The FDA’s new plan could also help encourage the development of technologies to help avert a drug disaster in the United States like the one that occurred in France last year. A previously healthy man died and four others experienced brain damage during a clinical trial of the experimental drug BIA 10-2474, which had previously been tested in animals.

Following the tragedy, a group of researchers screened the compound using human cells and brain tissues. The researchers found that BIA 10-2474 may disrupt how neurons in the brain metabolize lipids, effects not seen in preclinical experiments on mice, rats, monkeys, and dogs.

Another method the FDA is recommending is “read across,” which allows scientists to apply toxicity data from a chemical that has already been tested to a similar chemical that has not been tested.

Earlier this year, we recommended this method, among others, to the FDA at the Interagency Coordinating Committee on the Validation of Alternative Methods’ annual public forum. Congress established ICCVAM in 2000 to promote acceptance of tests that either refine procedures to lessen animal pain or distress, reduce the number of animals used in a particular test, or replace animals with test methods such as cells, tissues, or predictive computer models.
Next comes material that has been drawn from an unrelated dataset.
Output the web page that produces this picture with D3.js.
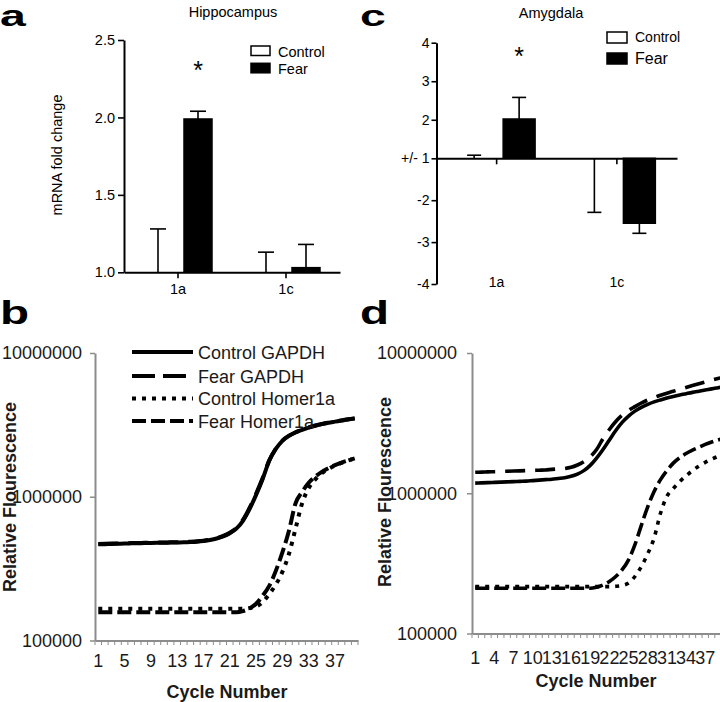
<!DOCTYPE html>
<html><head><meta charset="utf-8">
<script src="https://cdn.jsdelivr.net/npm/d3@7/dist/d3.min.js"></script>
<style>
body{margin:0;background:#fff}
svg{display:block;font-family:"Liberation Sans",Arial,Helvetica,sans-serif}
</style>
</head><body>
<svg id="chart" width="720" height="702"></svg>
<script>
// ---------------- DATA ----------------
const barCategories = ["1a", "1c"];
const barSeries = ["Control", "Fear"];

// a: Hippocampus (mRNA fold change)
const hippControl = [1.00, 1.00];
const hippControlErr = [0.28, 0.13];
const hippFear = [1.99, 1.03];
const hippFearErr = [0.05, 0.15];
const hippTicks = [1.0, 1.5, 2.0, 2.5];

// c: Amygdala (+/- fold change)
const amygControl = [1.00, -1.00];
const amygControlErr = [0.08, 1.29];
const amygFear = [2.02, -2.55];
const amygFearErr = [0.56, 0.24];
const amygTicks = [4, 3, 2, 1, -2, -3, -4];
const amygTickLabels = ["4", "3", "2", "+/- 1", "-2", "-3", "-4"];

// b, d: amplification curves (relative fluorescence, in thousands)
const cycles = [1,2,3,4,5,6,7,8,9,10,11,12,13,14,15,16,17,18,19,20,21,22,23,24,25,26,27,28,29,30,31,32,33,34,35,36,37,38,39,40];
const cycleTicksB = [1, 5, 9, 13, 17, 21, 25, 29, 33, 37];
const cycleTicksD = [1, 4, 7, 10, 13, 16, 19, 22, 25, 28, 31, 34, 37];
const fluorTicks = [100000, 1000000, 10000000];
const curveNames = ["Control GAPDH", "Fear GAPDH", "Control Homer1a", "Fear Homer1a"];

const hipCtrlGAPDH = [467,468,470,471,472,474,475,476,477,478,479,480,481,482,484,487,492,500,512,530,558,600,680,820,1030,1330,1780,2150,2450,2650,2800,2920,3030,3120,3200,3270,3330,3390,3450,3500];
const hipFearGAPDH = [470,471,472,473,474,476,477,478,479,480,481,482,483,485,487,490,495,503,515,534,562,605,690,835,1050,1350,1790,2160,2460,2660,2810,2930,3040,3130,3210,3280,3340,3400,3460,3510];
const hipCtrlHomer = [166,166,166,166,166,166,166,166,166,166,166,166,166,166,166,166,166,166,166,166,166,166,166,168,172,185,210,245,300,400,600,900,1150,1320,1460,1560,1650,1720,1790,1850];
const hipFearHomer = [157,157,157,157,157,157,157,157,157,157,157,157,157,157,157,157,157,157,157,157,157,157,160,167,180,205,240,305,410,580,900,1080,1250,1380,1490,1580,1660,1730,1790,1850];

const amyCtrlGAPDH = [1180,1185,1190,1195,1200,1205,1210,1215,1220,1230,1240,1250,1260,1275,1290,1320,1370,1450,1580,1780,2050,2400,2800,3200,3550,3850,4100,4300,4480,4630,4770,4900,5020,5130,5240,5340,5440,5550,5650,5750];
const amyFearGAPDH = [1410,1415,1420,1425,1430,1435,1440,1445,1450,1455,1460,1465,1480,1490,1500,1530,1590,1680,1820,2050,2450,2850,3250,3600,3900,4150,4400,4620,4820,5000,5170,5330,5500,5680,5860,6040,6220,6400,6580,6750];
const amyCtrlHomer = [216,216,216,216,216,216,216,216,216,216,216,216,216,216,216,216,216,216,216,216,216,216,217,220,229,255,300,370,480,720,950,1080,1210,1330,1450,1560,1660,1750,1830,1900];
const amyFearHomer = [210,210,210,210,210,210,210,210,210,210,210,210,210,210,210,210,210,210,210,214,222,235,255,285,335,430,590,800,1030,1250,1450,1640,1790,1920,2030,2130,2230,2320,2400,2480];

// ---------------- DRAWING ----------------
const svg = d3.select("#chart");
svg.append("rect").attr("width", 720).attr("height", 702).attr("fill", "#fff");

function panelLabel(txt, x, y, size, sx) {
  svg.append("text").attr("transform", `translate(${x},${y}) scale(${sx},1)`)
    .attr("font-size", size).attr("font-weight", "bold").attr("fill", "#000").text(txt);
}
panelLabel("a", 0, 26, 29, 1.6);
panelLabel("c", 360, 26, 29, 1.6);
panelLabel("b", 0, 324, 34, 1.4);
panelLabel("d", 360, 324, 34, 1.4);

// ----- Panel a -----
(function () {
  const g = svg.append("g");
  const fs = 14.5;
  const x0 = d3.scaleBand().domain(barCategories).range([124, 340]);
  const x1 = d3.scaleBand().domain(barSeries).range([-40, 40]).paddingInner(0.3).paddingOuter(0.15);
  const y = d3.scaleLinear().domain([1, 2.5]).range([272.3, 40]);
  const cx = (c, s) => x0(c) + x0.bandwidth() / 2 + x1(s);
  const vals = { Control: hippControl, Fear: hippFear };
  const errs = { Control: hippControlErr, Fear: hippFearErr };

  barSeries.forEach(s => {
    barCategories.forEach((c, i) => {
      const v = vals[s][i];
      g.append("rect").attr("x", cx(c, s)).attr("width", x1.bandwidth())
        .attr("y", y(v)).attr("height", Math.max(0, y(1) - y(v)))
        .attr("fill", s === "Fear" ? "#000" : "#fff").attr("stroke", "#000").attr("stroke-width", 1.5);
      const xm = cx(c, s) + x1.bandwidth() / 2;
      const top = v + errs[s][i];
      g.append("line").attr("x1", xm).attr("x2", xm).attr("y1", y(v)).attr("y2", y(top))
        .attr("stroke", "#000").attr("stroke-width", 1.6);
      g.append("line").attr("x1", xm - 8).attr("x2", xm + 8).attr("y1", y(top)).attr("y2", y(top))
        .attr("stroke", "#000").attr("stroke-width", 1.6);
    });
  });

  const ya = g.append("g").attr("transform", "translate(124,0)")
    .call(d3.axisLeft(y).tickValues(hippTicks).tickFormat(d3.format(".1f")).tickSize(6).tickSizeOuter(0).tickPadding(3));
  const xa = g.append("g").attr("transform", `translate(0,${y(1)})`)
    .call(d3.axisBottom(x0).tickSize(6).tickSizeOuter(0).tickPadding(5));
  [ya, xa].forEach(a => {
    a.select(".domain").attr("stroke", "#000").attr("stroke-width", 2);
    a.selectAll(".tick line").attr("stroke", "#000").attr("stroke-width", 1.6);
    a.selectAll("text").attr("font-size", fs).attr("fill", "#000").attr("font-family", null);
  });

  g.append("text").attr("x", 233).attr("y", 17).attr("text-anchor", "middle").attr("font-size", fs).text("Hippocampus");
  g.append("text").attr("transform", "translate(62,155) rotate(-90)").attr("text-anchor", "middle")
    .attr("font-size", fs).text("mRNA fold change");
  g.append("text").attr("x", cx("1a", "Fear") + x1.bandwidth() / 2).attr("y", 79).attr("text-anchor", "middle")
    .attr("font-size", 25).text("*");

  const lg = [["Control", "#fff", 46, 56.7], ["Fear", "#000", 63.3, 74]];
  lg.forEach(([t, f, by, ty]) => {
    g.append("rect").attr("x", 251).attr("y", by).attr("width", 19).attr("height", 9.5)
      .attr("fill", f).attr("stroke", "#000").attr("stroke-width", 1.5);
    g.append("text").attr("x", 278).attr("y", ty).attr("font-size", fs).text(t);
  });
})();

// ----- Panel c -----
(function () {
  const g = svg.append("g");
  const fs = 14;
  const fc = v => (v >= 1 ? v - 1 : v + 1); // +/- fold change to linear position
  const x0 = d3.scaleBand().domain(barCategories).range([436.5, 677]);
  const x1 = d3.scaleBand().domain(barSeries).range([-45, 45]).paddingInner(0.29).paddingOuter(0.145);
  const y = d3.scaleLinear().domain([-3, 0, 3]).range([284, 158.3, 42.7]);
  const cx = (c, s) => x0(c) + x0.bandwidth() / 2 + x1(s);
  const vals = { Control: amygControl, Fear: amygFear };
  const errs = { Control: amygControlErr, Fear: amygFearErr };

  barSeries.forEach(s => {
    barCategories.forEach((c, i) => {
      const v = vals[s][i];
      const p = fc(v);
      g.append("rect").attr("x", cx(c, s)).attr("width", x1.bandwidth())
        .attr("y", Math.min(y(p), y(0))).attr("height", Math.abs(y(p) - y(0)))
        .attr("fill", s === "Fear" ? "#000" : "#fff").attr("stroke", "#000").attr("stroke-width", 1.5);
      const xm = cx(c, s) + x1.bandwidth() / 2;
      const end = v > 0 ? v + errs[s][i] : v - errs[s][i];
      g.append("line").attr("x1", xm).attr("x2", xm).attr("y1", y(p)).attr("y2", y(fc(end)))
        .attr("stroke", "#000").attr("stroke-width", 1.6);
      g.append("line").attr("x1", xm - 7).attr("x2", xm + 7).attr("y1", y(fc(end))).attr("y2", y(fc(end)))
        .attr("stroke", "#000").attr("stroke-width", 1.6);
    });
  });

  const ya = g.append("g").attr("transform", "translate(436.5,0)")
    .call(d3.axisLeft(y).tickValues(amygTicks.map(fc)).tickFormat((d, i) => amygTickLabels[i])
      .tickSize(5).tickSizeOuter(0).tickPadding(2));
  ya.select(".domain").attr("stroke", "#000").attr("stroke-width", 2);
  ya.selectAll(".tick line").attr("stroke", "#000").attr("stroke-width", 1.6);
  ya.selectAll("text").attr("font-size", fs).attr("fill", "#000").attr("font-family", null);

  const xa = g.append("g").attr("transform", `translate(0,${y(0)})`)
    .call(d3.axisBottom(x0).tickSize(6).tickSizeOuter(0).tickFormat(""));
  xa.select(".domain").attr("stroke", "#000").attr("stroke-width", 2);
  xa.selectAll(".tick line").attr("stroke", "#000").attr("stroke-width", 1.6);
  barCategories.forEach(c => {
    g.append("text").attr("x", x0(c) + x0.bandwidth() / 2).attr("y", 287).attr("text-anchor", "middle")
      .attr("font-size", fs).text(c);
  });

  g.append("text").attr("x", 551).attr("y", 18).attr("text-anchor", "middle").attr("font-size", 14.5).text("Amygdala");
  g.append("text").attr("x", cx("1a", "Fear") + x1.bandwidth() / 2).attr("y", 65).attr("text-anchor", "middle")
    .attr("font-size", 25).text("*");

  const lg = [["Control", "#fff", 32, 42, 14], ["Fear", "#000", 53, 63.5, 16]];
  lg.forEach(([t, f, by, ty, s]) => {
    g.append("rect").attr("x", 607).attr("y", by).attr("width", 20).attr("height", 11)
      .attr("fill", f).attr("stroke", "#000").attr("stroke-width", 1.5);
    g.append("text").attr("x", 635).attr("y", ty).attr("font-size", s).text(t);
  });
})();

// ----- Curve panels b, d -----
const curveStyles = {
  "Control GAPDH": null,
  "Fear GAPDH": "20,10",
  "Control Homer1a": "4,6",
  "Fear Homer1a": "14,5"
};

function curvePanel(opt) {
  const g = svg.append("g");
  const fs = 18, txt = "#1a1a1a", axisCol = "#8c8c8c";
  const x = d3.scaleBand().domain(cycles).range([opt.x0, opt.x0 + cycles.length * opt.step]);
  const y = d3.scaleLog().domain([1e5, 1e7]).range([opt.yBot, 353]);
  const bw = x.bandwidth();

  const line = d3.line().x((v, i) => x(cycles[i]) + bw / 2).y(v => y(v * 1000)).curve(d3.curveMonotoneX);
  opt.series.forEach((arr, k) => {
    const name = curveNames[k];
    g.append("path").attr("d", line(arr)).attr("fill", "none").attr("stroke", "#000")
      .attr("stroke-width", opt.lw).attr("stroke-dasharray", curveStyles[name]);
  });

  const ya = g.append("g").attr("transform", `translate(${opt.x0},0)`)
    .call(d3.axisLeft(y).tickValues(fluorTicks).tickFormat(d3.format("d")).tickSize(5).tickSizeOuter(0).tickPadding(opt.yPad));
  const xa = g.append("g").attr("transform", `translate(0,${opt.yBot})`)
    .call(d3.axisBottom(x).tickValues(opt.xTicks).tickSize(0).tickSizeOuter(0).tickPadding(opt.xPad));
  [ya, xa].forEach(a => {
    a.select(".domain").attr("stroke", axisCol).attr("stroke-width", 2);
    a.selectAll(".tick line").attr("stroke", axisCol).attr("stroke-width", 1.5);
    a.selectAll("text").attr("font-size", fs).attr("fill", txt).attr("font-family", null);
  });
  const edges = cycles.map(c => x(c)).concat([x(cycles[cycles.length - 1]) + bw]);
  g.selectAll(null).data(edges).enter().append("line")
    .attr("x1", d => d).attr("x2", d => d).attr("y1", opt.yBot).attr("y2", opt.yBot + 4.5)
    .attr("stroke", axisCol).attr("stroke-width", 1);

  g.append("text").attr("x", opt.xLabelX).attr("y", opt.xLabelY).attr("text-anchor", "middle")
    .attr("font-size", fs).attr("font-weight", "bold").attr("fill", txt).text("Cycle Number");
  g.append("text").attr("transform", `translate(${opt.yLabelX},${opt.yLabelY}) rotate(-90)`)
    .attr("text-anchor", "middle").attr("font-size", fs).attr("font-weight", "bold").attr("fill", txt)
    .text("Relative Flourescence");

  if (opt.legend) {
    const ly = [352, 376, 398.5, 421];
    curveNames.forEach((n, i) => {
      g.append("line").attr("x1", 132).attr("x2", 193).attr("y1", ly[i]).attr("y2", ly[i])
        .attr("stroke", "#000").attr("stroke-width", 4).attr("stroke-dasharray", n === "Fear GAPDH" ? "23,8" : curveStyles[n]);
      g.append("text").attr("x", 198).attr("y", ly[i] + 6.5).attr("font-size", fs).attr("fill", txt).text(n);
    });
  }
}

curvePanel({
  x0: 95, step: 6.575, yBot: 640.5, lw: 4,
  series: [hipCtrlGAPDH, hipFearGAPDH, hipCtrlHomer, hipFearHomer],
  xTicks: cycleTicksB, xPad: 14, yPad: 8,
  xLabelX: 227, xLabelY: 698, yLabelX: 15.5, yLabelY: 497, legend: true
});
curvePanel({
  x0: 472, step: 6.39, yBot: 633.5, lw: 3.6,
  series: [amyCtrlGAPDH, amyFearGAPDH, amyCtrlHomer, amyFearHomer],
  xTicks: cycleTicksD, xPad: 18, yPad: 10,
  xLabelX: 596, xLabelY: 687, yLabelX: 391, yLabelY: 492, legend: false
});
</script>
</body></html>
Continuing these collaborations and training scientists on these new methods — both of which the Roadmap calls for — will be essential for the FDA to reach its final destination of improved safety for humans while reducing and replacing animal testing.

Elizabeth Baker, Esq., is a senior science policy specialist with the nonprofit Physicians Committee for Responsible Medicine. Baker works to modernize drug development to save human and animal lives by shifting preclinical research from the use of animal models to modern technologies that are relevant to human biology.